Sempre più difficile! L’esercizio di equilibrio di un governo che i vari pezzi della sua maggioranza sballottano in direzioni diverse nella giornata di ieri è diventato più affannoso. Il vicepresidente del Consiglio enumerava una serie di obiettivi di politica economica. Nel contempo il ministro dell’Economia dichiarava di non poterli raggiungere tutti insieme salvo tagli alle spese severissimi «al momento non rinvenibili».

All’esterno, alcuni limiti sono meglio definiti. Il ministro delle Finanze tedesco Wolfgang Schaeuble boccia l’idea di esentare gli investimenti dal calcolo del deficit; da settimane i nostri politici ci si trastullavano facendo finta di non capire che l’allentamento di regole in discussione a Bruxelles riguardava materie assai più circoscritte.

Inoltre, gli umori dei mercati internazionali sono cambiati: «per motivi del tutto estranei alla politica italiana», secondo le parole di Fabrizio Saccomanni, ma sono cambiati. Ora si attende un rialzo dei tassi. Non si può più sperare in minori spese sugli interessi dei titoli di Stato.

Dall’Europa qualcosa lo avevamo già ottenuto. Il comune giudizio che la dose di austerità fin qui adottata sia sufficiente ha aperto nuovi margini sul bilancio 2014. Ciò nonostante, all’interno il gioco al rialzo continua. Si è data l’impressione che la fine della procedura contro l’Italia per deficit eccessivo (che poi ufficialmente chiusa ancora non è) potesse autorizzarci a peccare di nuovo, da subito. A questo si riferisce il richiamo arrivatoci nel bollettino della Bce.

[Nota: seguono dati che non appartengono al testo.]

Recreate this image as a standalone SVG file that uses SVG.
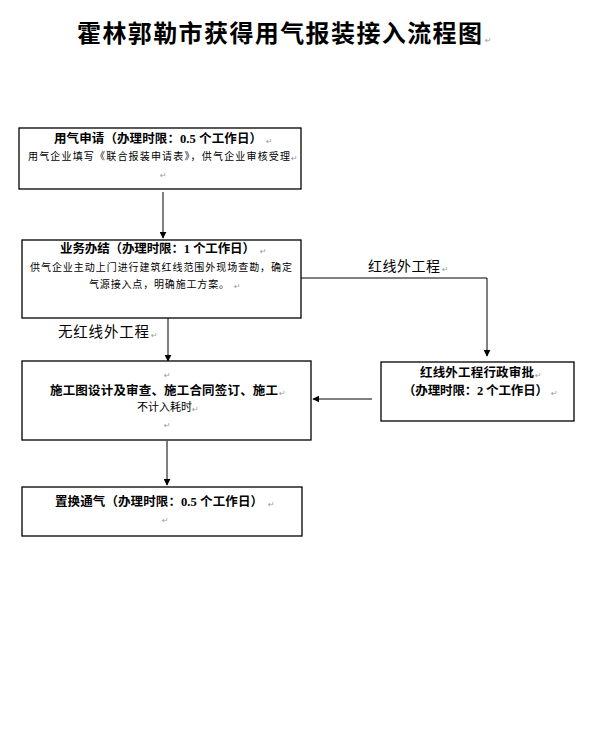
<svg xmlns="http://www.w3.org/2000/svg" width="589" height="737" viewBox="0 0 589 737">
<defs>
<style>
.box{fill:#fff;stroke:#000;stroke-width:1.3}
.ln{fill:none;stroke:#000;stroke-width:1}
.t{font-family:"Noto Sans CJK SC","Noto Sans",sans-serif;fill:#000}
.b{font-weight:bold}
.num{font-family:"Liberation Serif",serif;font-weight:bold}
.pm{font-family:"DejaVu Sans",sans-serif;font-size:8px;fill:#999}
</style>
<marker id="ah" viewBox="0 0 10 10" refX="9" refY="5" markerWidth="7" markerHeight="7" markerUnits="userSpaceOnUse" orient="auto">
<path d="M0,0 L10,5 L0,10 z" fill="#000"/>
</marker>
</defs>
<rect width="589" height="737" fill="#fff"/>

<g id="title">
<text class="t b" x="77" y="42" font-size="24" textLength="405" lengthAdjust="spacing">霍林郭勒市获得用气报装接入流程图</text>
<text class="pm" x="485" y="43">↵</text>
</g>

<g id="connectors">
<line class="ln" x1="163" y1="192" x2="163" y2="238" marker-end="url(#ah)"/>
<line class="ln" x1="168" y1="318" x2="168" y2="361" marker-end="url(#ah)"/>
<polyline class="ln" points="301,278 487,278 487,356" marker-end="url(#ah)"/>
<line class="ln" x1="372" y1="399" x2="313" y2="399" marker-end="url(#ah)"/>
<line class="ln" x1="167" y1="441" x2="167" y2="485" marker-end="url(#ah)"/>
<text class="t" x="368" y="271" font-size="14" textLength="72" lengthAdjust="spacing">红线外工程</text>
<text class="pm" x="442" y="272">↵</text>
<text class="t" x="58" y="337" font-size="14.5" textLength="91" lengthAdjust="spacing">无红线外工程</text>
<text class="pm" x="151" y="338">↵</text>
</g>

<g id="n1">
<rect class="box" x="19" y="128" width="282" height="61"/>
<text class="t b" x="54" y="143" font-size="12.5" textLength="208" lengthAdjust="spacing">用气申请（办理时限：<tspan class="num">0.5 </tspan>个工作日）</text>
<text class="pm" x="266" y="144">↵</text>
<text class="t" x="28" y="160" font-size="10" textLength="262" lengthAdjust="spacing">用气企业填写《联合报装申请表》，供气企业审核受理</text>
<text class="pm" x="291" y="161">↵</text>
<text class="pm" x="160" y="178">↵</text>
</g>

<g id="n2">
<rect class="box" x="22" y="240" width="279" height="78"/>
<text class="t b" x="60" y="253" font-size="12.5" textLength="195" lengthAdjust="spacing">业务办结（办理时限：<tspan class="num">1 </tspan>个工作日）</text>
<text class="pm" x="260" y="254">↵</text>
<text class="t" x="30" y="271" font-size="10" textLength="262" lengthAdjust="spacing">供气企业主动上门进行建筑红线范围外现场查勘，确定</text>
<text class="t" x="89" y="288" font-size="10" textLength="140" lengthAdjust="spacing">气源接入点，明确施工方案。</text>
<text class="pm" x="234" y="289">↵</text>
</g>

<g id="n3">
<rect class="box" x="22" y="361" width="289" height="79"/>
<text class="pm" x="164" y="378">↵</text>
<text class="t b" x="50" y="395" font-size="12.5" textLength="228" lengthAdjust="spacing">施工图设计及审查、施工合同签订、施工</text>
<text class="pm" x="279" y="396">↵</text>
<text class="t" x="137" y="411" font-size="11" textLength="55" lengthAdjust="spacing">不计入耗时</text>
<text class="pm" x="192" y="412">↵</text>
<text class="pm" x="164" y="428">↵</text>
</g>

<g id="n4">
<rect class="box" x="381" y="362" width="193" height="59"/>
<text class="t b" x="420" y="377" font-size="12.5" textLength="114" lengthAdjust="spacing">红线外工程行政审批</text>
<text class="pm" x="535" y="378">↵</text>
<text class="t b" x="403" y="395" font-size="12.5" textLength="145" lengthAdjust="spacing">（办理时限：<tspan class="num">2 </tspan>个工作日）</text>
<text class="pm" x="551" y="396">↵</text>
</g>

<g id="n5">
<rect class="box" x="22" y="487" width="280" height="49"/>
<text class="t b" x="55" y="506" font-size="12.5" textLength="208" lengthAdjust="spacing">置换通气（办理时限：<tspan class="num">0.5 </tspan>个工作日）</text>
<text class="pm" x="268" y="507">↵</text>
<text class="pm" x="162" y="523">↵</text>
</g>
</svg>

Tutto insieme non si può fare: detassare le assunzioni dei giovani, evitare l’aumento Iva già previsto per legge il 1° luglio, togliere l’Imu sulla prima casa, ridurre il «cuneo fiscale» alle imprese, e chissà che altro. Occorre fare delle scelte; possibilmente evitando di dare retta a chi strilla di più e ragionando a mente fredda su che cosa è più utile.

Difficile riuscirci, se una componente della maggioranza continua a insistere che due più due fa tre e un’altra che quattro meno tre fa due. Un contributo a rimettere i piedi per terra l’ha dato ieri la Banca d’Italia: non è affatto vero che la proprietà della casa sia tartassata da noi, dato nella media con l’Imu paghiamo poco più della metà di quanto il fisco pretende in Francia e in Gran Bretagna.

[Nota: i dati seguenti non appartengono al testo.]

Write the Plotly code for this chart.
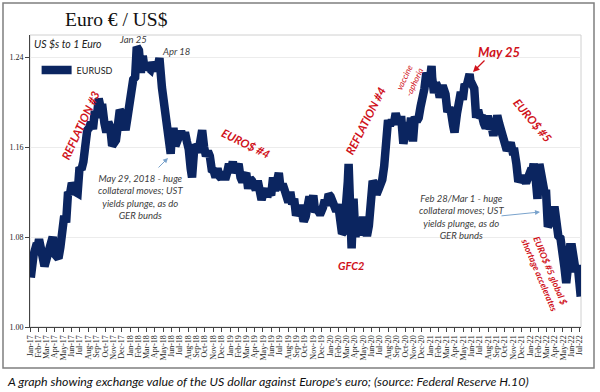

Se una revisione dell’Imu va fatta, è solo per correggerne alcuni difetti. Nel frattempo, è logico che il governo rinunci a bloccare l’aumento dal 21 al 22% dell’aliquota principale dell’Iva. Proprio in una fase di consumi fiacchi come questa, l’effetto sui prezzi dovrebbe risultare contenuto. Non è nemmeno esatto che ne sarebbero danneggiati i più poveri, perché sui beni di prima necessità le aliquote agevolate resteranno ferme.

La priorità va riconosciuta nel lavoro. Il presidente del Consiglio la enuncia spesso, ma ora occorre passare ai fatti. Su come perseguirla girano idee diverse, gli industriali ne hanno alcune, i sindacati altre, altre categorie altre ancora; i partiti si cimentino su questo, su come trovare un filo comune tra le richieste degli uni e degli altri, invece di ripetere gli slogan che vengono meglio in tv.

Un sondaggista noto rifletteva giorni fa che dai cittadini la politica viene sentita lontanissima proprio ora che i partiti ordinano di continuo sondaggi di opinione, arricchendo la sua ed altre aziende che li svolgono. Beppe Grillo lo fa con la Rete, ma il risultato è ugualmente inconcludente, come sempre di più si vede. Se è giustificato che esistano politici di professione, è perché occorre l’arte di capire che cosa unisce un Paese frammentato, guardando in avanti. La si mostri.